Abuso, racismo e desigualdade explodem nas salas de aula e nos corredores de uma das maiores escolas públicas do Brooklyn
Não é só sobre crescer — é sobre sobreviver
Lançada pela Netflix em outubro de 2020, Grand Army chegou como uma das narrativas mais viscerais da chamada Geração Z. Criada por Katie Cappiello, a série acompanha cinco estudantes da Grand Army High School, em Brooklyn, Nova York, e traça um panorama intenso e brutal das realidades enfrentadas por jovens que vivem à sombra de um sistema que frequentemente silencia, ignora ou pune suas existências.
Joey, Dom, Sid, Jayson e Leila não são apenas personagens; são espelhos de uma juventude real e marcada por traumas. Evidentemente desde o primeiro episódio com um atentado que serve de gatilho coletivo e simbólico, a série constrói um mosaico de violências como o racismo estrutural, desigualdade social, assédio sexual, homofobia, crises de identidade e pressões familiares.
O sistema não falha — ele funciona para quem sempre teve as regras a seu favor
A grande força de Grand Army é sua recusa em simplificar os conflitos. Ao contrário, expõe como as estruturas institucionais, sendo elas a escolas, polícia, mídia, famílias, que contribuem para a perpetuação de desigualdades. O racismo, por exemplo, aparece em micro agressões normalizadas e decisões pedagógicas enviesadas. Jayson, jovem negro e talentoso, é punido de forma desproporcional por protestar contra essas injustiças. Já Dom, aluna negra de origem haitiana, precisa equilibrar a pressão por boas notas com responsabilidades adultas impostas por sua condição social.
Essas tensões não são meros subtextos: são o centro da narrativa. A série não teme incomodar, e sua linguagem visual com câmera na mão, cortes secos e iluminação natural, reforça esse incômodo. A fotografia fria e os ambientes claustrofóbicos criam uma estética quase documental, como se estivéssemos invadindo a intimidade emocional dos personagens.
Entre o trauma e a resistência
O arco de Joey, talvez o mais brutal da temporada, revela o impacto devastador do abuso sexual e a cultura de silêncio e culpa que frequentemente recai sobre as vítimas. A série trata o tema com seriedade, sem romantizações, e escancara como o sistema falha em proteger e ouvir. Ao lado disso, vemos movimentos de resistência emergirem: mobilizações antirracistas, laços de solidariedade entre estudantes, pequenas vitórias que indicam caminhos possíveis, ainda que precários.
O episódio final, marcado por formaturas e despedidas, não oferece resoluções fáceis. Ao contrário: reforça o sentimento de que o futuro, para esses jovens, continua sendo uma construção diária, feita entre escombros e esperanças. É essa honestidade que torna Grand Army tão poderosa.
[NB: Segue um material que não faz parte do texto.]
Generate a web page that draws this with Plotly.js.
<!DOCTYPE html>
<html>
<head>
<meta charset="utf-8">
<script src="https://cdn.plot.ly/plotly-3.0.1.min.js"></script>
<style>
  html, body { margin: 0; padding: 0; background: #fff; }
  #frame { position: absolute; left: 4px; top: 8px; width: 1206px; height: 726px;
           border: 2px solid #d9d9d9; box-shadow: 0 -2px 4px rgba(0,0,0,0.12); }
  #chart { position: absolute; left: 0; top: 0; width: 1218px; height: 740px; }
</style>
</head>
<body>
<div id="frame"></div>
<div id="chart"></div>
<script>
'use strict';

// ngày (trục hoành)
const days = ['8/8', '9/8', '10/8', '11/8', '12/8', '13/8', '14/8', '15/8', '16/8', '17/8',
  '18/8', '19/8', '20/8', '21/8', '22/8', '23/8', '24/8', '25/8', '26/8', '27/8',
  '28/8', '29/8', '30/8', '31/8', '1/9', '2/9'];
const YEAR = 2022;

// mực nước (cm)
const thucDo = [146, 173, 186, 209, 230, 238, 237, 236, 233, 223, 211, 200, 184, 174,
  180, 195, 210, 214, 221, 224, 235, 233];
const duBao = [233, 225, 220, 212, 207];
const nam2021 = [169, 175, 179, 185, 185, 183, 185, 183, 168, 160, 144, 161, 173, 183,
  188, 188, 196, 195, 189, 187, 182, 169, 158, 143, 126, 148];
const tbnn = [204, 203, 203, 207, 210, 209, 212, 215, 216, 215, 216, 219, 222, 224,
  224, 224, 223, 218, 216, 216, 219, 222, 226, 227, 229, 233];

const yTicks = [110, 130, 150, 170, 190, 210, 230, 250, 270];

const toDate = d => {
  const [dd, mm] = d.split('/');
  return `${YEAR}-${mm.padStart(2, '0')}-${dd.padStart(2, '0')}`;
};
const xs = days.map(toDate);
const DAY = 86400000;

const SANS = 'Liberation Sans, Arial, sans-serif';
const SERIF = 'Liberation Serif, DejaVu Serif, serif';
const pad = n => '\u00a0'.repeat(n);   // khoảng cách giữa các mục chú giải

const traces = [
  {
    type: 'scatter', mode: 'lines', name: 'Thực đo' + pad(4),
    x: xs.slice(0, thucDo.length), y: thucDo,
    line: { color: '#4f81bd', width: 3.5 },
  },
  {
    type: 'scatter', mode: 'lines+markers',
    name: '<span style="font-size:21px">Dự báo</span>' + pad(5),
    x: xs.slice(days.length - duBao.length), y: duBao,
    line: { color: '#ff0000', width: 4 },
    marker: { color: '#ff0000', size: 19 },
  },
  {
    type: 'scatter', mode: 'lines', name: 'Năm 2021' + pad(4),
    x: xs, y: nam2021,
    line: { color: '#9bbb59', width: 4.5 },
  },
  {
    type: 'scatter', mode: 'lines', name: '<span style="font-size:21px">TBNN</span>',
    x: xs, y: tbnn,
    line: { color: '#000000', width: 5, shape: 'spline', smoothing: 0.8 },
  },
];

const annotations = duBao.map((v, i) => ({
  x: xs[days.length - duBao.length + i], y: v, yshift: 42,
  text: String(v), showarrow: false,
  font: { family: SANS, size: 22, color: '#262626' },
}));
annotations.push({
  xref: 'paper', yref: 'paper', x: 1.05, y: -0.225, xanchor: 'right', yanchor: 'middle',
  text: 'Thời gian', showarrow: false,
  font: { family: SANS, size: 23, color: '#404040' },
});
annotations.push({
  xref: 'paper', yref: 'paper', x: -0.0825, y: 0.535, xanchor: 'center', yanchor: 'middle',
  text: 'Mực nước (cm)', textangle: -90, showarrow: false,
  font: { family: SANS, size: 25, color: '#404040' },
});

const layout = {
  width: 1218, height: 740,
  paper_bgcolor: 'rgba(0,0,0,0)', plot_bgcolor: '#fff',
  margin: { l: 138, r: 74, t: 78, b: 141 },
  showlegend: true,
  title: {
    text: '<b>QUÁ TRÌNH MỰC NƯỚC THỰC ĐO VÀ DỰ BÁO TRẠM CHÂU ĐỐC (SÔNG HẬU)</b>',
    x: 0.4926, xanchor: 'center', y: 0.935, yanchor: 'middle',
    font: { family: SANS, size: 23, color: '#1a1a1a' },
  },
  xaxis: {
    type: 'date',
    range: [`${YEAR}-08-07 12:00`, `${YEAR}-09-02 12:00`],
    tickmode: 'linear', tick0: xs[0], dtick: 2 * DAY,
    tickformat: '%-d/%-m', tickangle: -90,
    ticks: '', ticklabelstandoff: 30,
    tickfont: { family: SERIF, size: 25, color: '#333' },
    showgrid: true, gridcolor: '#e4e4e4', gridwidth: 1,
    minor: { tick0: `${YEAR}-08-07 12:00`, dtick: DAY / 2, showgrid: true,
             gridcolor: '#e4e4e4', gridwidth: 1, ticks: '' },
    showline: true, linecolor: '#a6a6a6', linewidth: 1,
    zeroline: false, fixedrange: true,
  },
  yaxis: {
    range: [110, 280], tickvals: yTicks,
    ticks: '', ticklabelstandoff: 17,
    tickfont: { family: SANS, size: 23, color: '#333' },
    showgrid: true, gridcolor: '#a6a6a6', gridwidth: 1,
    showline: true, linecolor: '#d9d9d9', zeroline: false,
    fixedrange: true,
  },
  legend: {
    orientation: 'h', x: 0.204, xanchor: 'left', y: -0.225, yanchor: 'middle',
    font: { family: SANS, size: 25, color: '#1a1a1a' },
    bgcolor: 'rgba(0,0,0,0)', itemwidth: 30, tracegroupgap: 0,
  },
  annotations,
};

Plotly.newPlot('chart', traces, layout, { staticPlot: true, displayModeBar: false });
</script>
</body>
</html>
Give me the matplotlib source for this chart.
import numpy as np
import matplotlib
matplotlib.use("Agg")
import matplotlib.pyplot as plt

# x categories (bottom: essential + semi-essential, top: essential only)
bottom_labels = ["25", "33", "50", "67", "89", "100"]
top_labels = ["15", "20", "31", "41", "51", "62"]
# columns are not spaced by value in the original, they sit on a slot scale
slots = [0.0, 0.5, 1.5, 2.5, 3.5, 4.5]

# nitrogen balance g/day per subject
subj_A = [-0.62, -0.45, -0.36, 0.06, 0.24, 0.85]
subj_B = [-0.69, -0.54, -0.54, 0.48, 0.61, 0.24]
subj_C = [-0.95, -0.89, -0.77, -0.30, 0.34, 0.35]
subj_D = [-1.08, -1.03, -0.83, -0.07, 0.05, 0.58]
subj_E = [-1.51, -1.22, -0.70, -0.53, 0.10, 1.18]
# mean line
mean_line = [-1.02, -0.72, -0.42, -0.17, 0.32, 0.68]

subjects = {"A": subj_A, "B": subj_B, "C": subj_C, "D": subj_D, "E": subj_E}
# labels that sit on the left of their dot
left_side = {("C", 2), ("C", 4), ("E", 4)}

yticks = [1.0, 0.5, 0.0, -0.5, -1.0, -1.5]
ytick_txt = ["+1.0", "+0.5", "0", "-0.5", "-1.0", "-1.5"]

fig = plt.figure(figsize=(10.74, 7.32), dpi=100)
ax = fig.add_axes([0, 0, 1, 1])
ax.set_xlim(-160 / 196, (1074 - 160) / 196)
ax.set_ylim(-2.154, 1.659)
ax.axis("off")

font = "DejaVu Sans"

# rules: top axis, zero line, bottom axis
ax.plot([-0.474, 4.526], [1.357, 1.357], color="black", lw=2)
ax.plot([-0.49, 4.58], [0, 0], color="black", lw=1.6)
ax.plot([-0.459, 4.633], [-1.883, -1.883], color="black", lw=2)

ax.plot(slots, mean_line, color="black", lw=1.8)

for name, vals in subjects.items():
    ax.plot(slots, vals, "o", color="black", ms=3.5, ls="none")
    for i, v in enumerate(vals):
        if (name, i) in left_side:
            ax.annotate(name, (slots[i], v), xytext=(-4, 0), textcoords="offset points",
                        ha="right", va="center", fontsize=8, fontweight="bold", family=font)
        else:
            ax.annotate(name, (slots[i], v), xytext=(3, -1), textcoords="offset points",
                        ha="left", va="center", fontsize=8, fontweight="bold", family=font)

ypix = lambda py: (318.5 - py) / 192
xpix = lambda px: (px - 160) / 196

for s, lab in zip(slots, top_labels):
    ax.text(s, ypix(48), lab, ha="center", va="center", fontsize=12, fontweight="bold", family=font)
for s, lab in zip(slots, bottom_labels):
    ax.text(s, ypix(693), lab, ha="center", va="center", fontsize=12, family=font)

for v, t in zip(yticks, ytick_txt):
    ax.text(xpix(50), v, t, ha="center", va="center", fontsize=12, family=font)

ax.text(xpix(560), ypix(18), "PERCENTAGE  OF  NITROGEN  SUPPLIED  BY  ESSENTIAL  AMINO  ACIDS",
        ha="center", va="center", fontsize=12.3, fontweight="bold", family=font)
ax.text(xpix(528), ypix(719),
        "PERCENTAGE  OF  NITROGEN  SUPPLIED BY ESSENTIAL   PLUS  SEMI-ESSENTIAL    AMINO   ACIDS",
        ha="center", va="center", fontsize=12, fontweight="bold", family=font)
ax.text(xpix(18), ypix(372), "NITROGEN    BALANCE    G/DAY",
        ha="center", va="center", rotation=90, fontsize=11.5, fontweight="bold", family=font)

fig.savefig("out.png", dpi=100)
Drama teen como denúncia social
Muito além de um drama adolescente, a série funciona como denúncia. Mostra que, por trás das estatísticas e manchetes, há rostos, histórias e dores que merecem ser vistas — e ouvidas. A decisão da Netflix de cancelar a produção após apenas uma temporada gerou críticas e deixou lacunas. Ainda assim, os nove episódios lançados continuam reverberando como um grito de alerta.
Com 69% de aprovação no Rotten Tomatoes e nota 7,5 no IMDb, Grand Army dividiu opiniões, mas conquistou reconhecimento por sua autenticidade. A série está longe de ser perfeita em ritmo, equilíbrio de arcos ou mesmo representação de certas identidades, mas acerta ao colocar no centro da discussão jovens que, na vida real, são frequentemente deixados à margem.
Geração Z: ferida, complexa, politizada
No coração de Grand Army está a necessidade urgente de escutar quem está crescendo sob o peso de um mundo em colapso. Os personagens não querem apenas sobreviver; querem existir com dignidade, amar sem medo, expressar quem são. A série toca em temas alinhados aos Objetivos de Desenvolvimento Sustentável da ONU, especialmente os ligados à saúde mental, equidade de gênero, redução das desigualdades e justiça institucional.
Em tempos em que o entretenimento muitas vezes evita as feridas abertas da sociedade, Grand Army escolhe mergulhar nelas.